Chaque document relate noir sur blanc (et, aussi, en couleur) l’attachement d’un texte, d’une photo à un territoire assez limité. Dans cette page Internet une photo et une phrase sont, ainsi, attachées à un défibrillateur lui-même attaché au mur du hall de la mairie attaché à un territoire de service et de soin nommé village ou plutôt, bourg de village. On pourrait décrire cet attachement « tout attaché » comme on le dit pour les liens (attachés) Internet : phrase+photo+défibrillateur+mur+hallmairie+bourgvillage+service+soin 

Attachement anecdotique : début d’une expérience

Ce document attaché à un territoire est lui-même plus ou moins fortement attaché à d’autres documents. Lesquels ? Mon esprit déductif pourrait répondre à cette question. Pour l’heure, mon esprit anecdotique me fait noter qu’il est actuellement attaché alphabétiquement au document disciple de Freud et au document courrier heures de levée. Entre le service public et soin psychique : « le défibrillateur a effectivement toute sa place ! » pourrait me faire remarquer mon esprit friand de transcendances. Je lui répondrais que l’attachement ne relève pas ici d’une préméditation, mais qu’il offre tout le charme d’une des « surprises de l’association » (Latour 2012). Je lui dirais que cet attachement n’a pas été produit par un récit ou un calcul prémédité, mais que c’est à partir de l’expérience de cet attachement que toutes ces occupations sérieuses pourront se mettre en place.

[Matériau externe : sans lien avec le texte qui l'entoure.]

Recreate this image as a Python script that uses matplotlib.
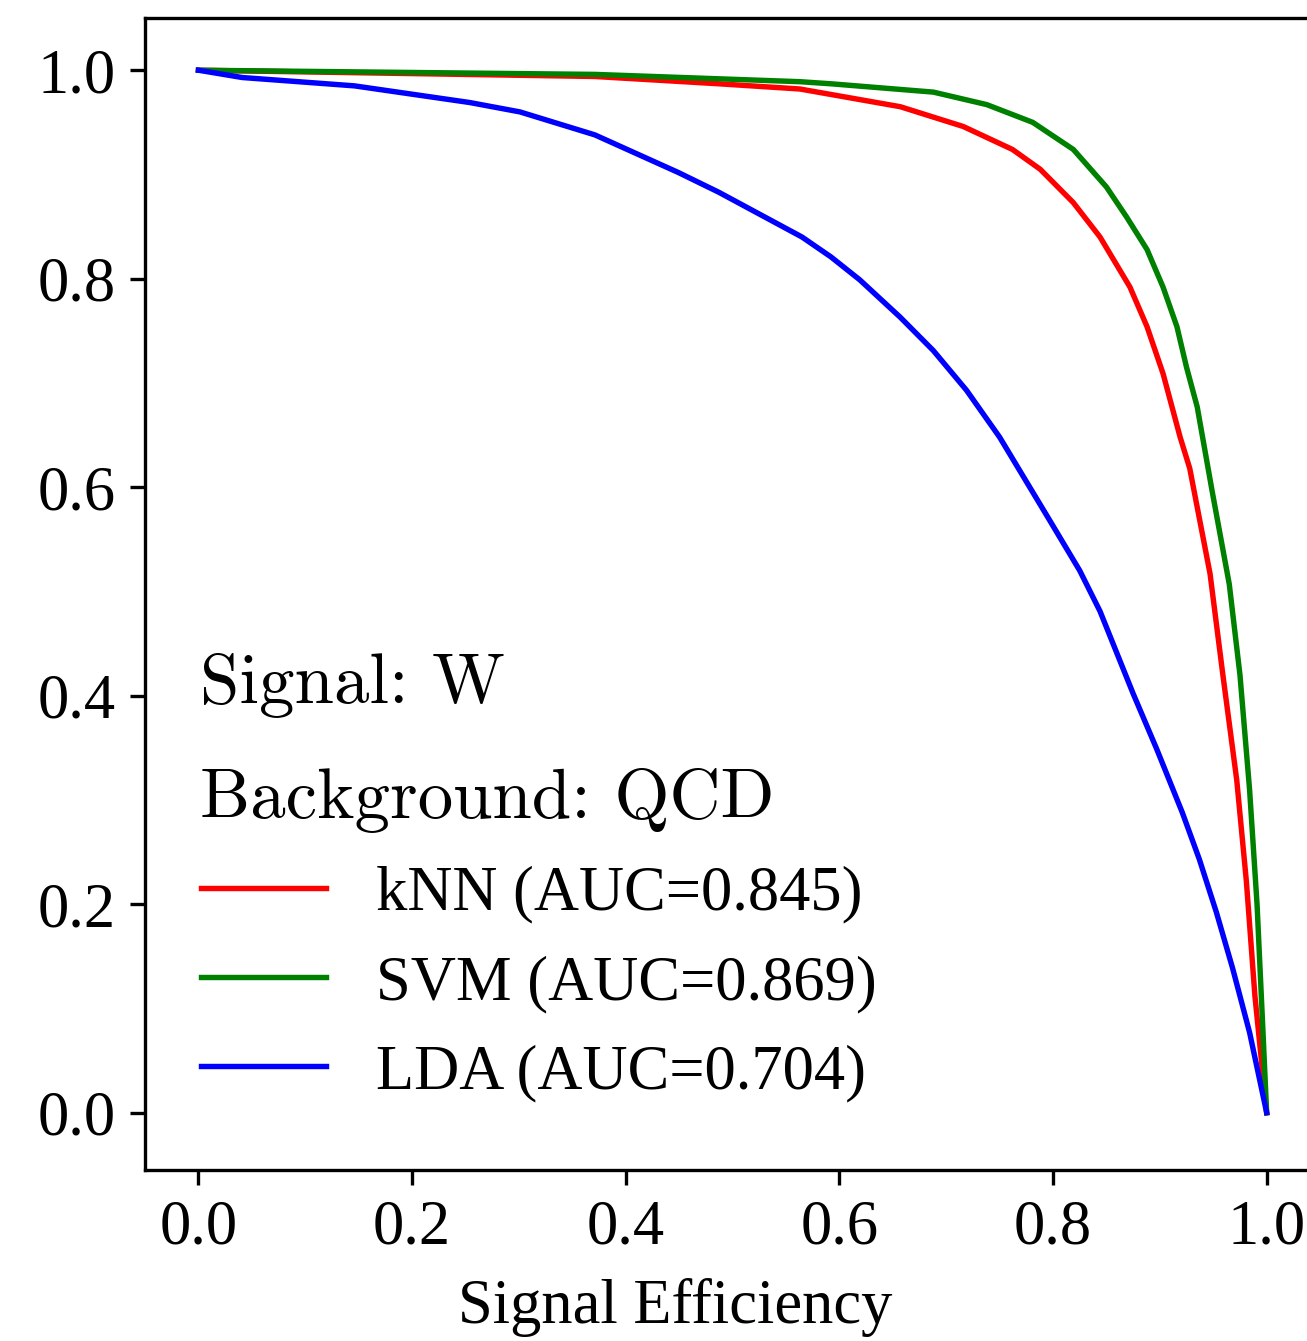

À ceux qui exigeraient une explication à propos de l’agencement de ces quatre-vingts premiers documents, je pourrais faire remarquer qu’on ne demande pas à l’annuaire des pages blanches d’expliquer pourquoi Monsieur Dupont se trouve « attaché » entre Monsieur Durant et Monsieur Duchmul. L’énonciation alphabétique des noms de famille dans un annuaire induit une expérience d’une cohabitation attachante. Avec cette expérience, c’est alors que tout commence. Monsieur Durant, par exemple, peut s’en saisir ou non. Cette expérience n’est pas provoquée par le pur hasard, mais elle n’est pas, non plus, complètement décidée par ailleurs, par le dessus, par un « global » superfortiche. Je pourrais faire remarquer, aussi, que monsieur Duchmul se trouve dans la même rue attaché géographiquement entre Messieurs untel et untel. L’attachement est là qui provoque (non dans le bottin, mais dans la rue) un certain type d’expérience. C’est à partir de l’expérience de cet attachement que commence à s’élaborer le récit et le calcul (notamment) d’un attachement, d’une mobilisation de gens et de choses (et aussi d’autres « choses » que des gens et des choses…). C’est cette mobilisation multiple, plurielle, d’êtres et de faits divers, que tente de mettre en valeur la mise en paysage de ces premiers documents.

09 janvier 2021 

Je viens de rassembler alphabétiquement 80 premiers documents (souvent sommaires) puisés d’une façon assez subjective dans les maigres sources (assez objectives) dont je dispose : journaux de bord, courriers, sites Internet, articles de presse « attachés » à un territoire que je nomme ici Loinverlà. Cet assemblage frôle volontairement l’incongruité. Même s’il est appelé à être étoffé, il n’a pas vocation à donner une information ordonnée et complète. Il n’est pas, non plus, destiné à inventer des polémiques. Loin des dénonciations univoques, il vise, tout au mieux, à proposer une succincte mise en paysage d’énonciations multiples.

Essai de jeu avec les mots (douteux) Lavernat, Loinverlà :

Où se situe Loinverlà ? Probablement (mais pas seulement) vers Lavernat (dans la Sarthe), vers un territoire oint par l’État qui, dans l’état, m’est assez proche. Ses foisonnants modes d’existence (oints verts, parfois las) m’induisent et m’enduisent, m’attachent et me tachent envers et contre tout. Il me faut, de temps en temps, m’en laver. Na ! Pourquoi cette page Internet ? Pour montrer qu’avec ces multi-modes d’existence, même alpha bêtement mis en pâture, l’attachement n’est pas si loin…vers là.

L’agencement de ces documents dans cette page Internet ne propose qu’un énième type d’attachement villageois anecdotique. Quelle expérience peut provoquer cet attachement ? Je ne peux pas répondre par avance, je n’ai pas de plan, pas de calcul. Pourquoi cette page Internet Attachant(s) Loinverlà ? Je n’en sais rien. Je verrai, nous verrons.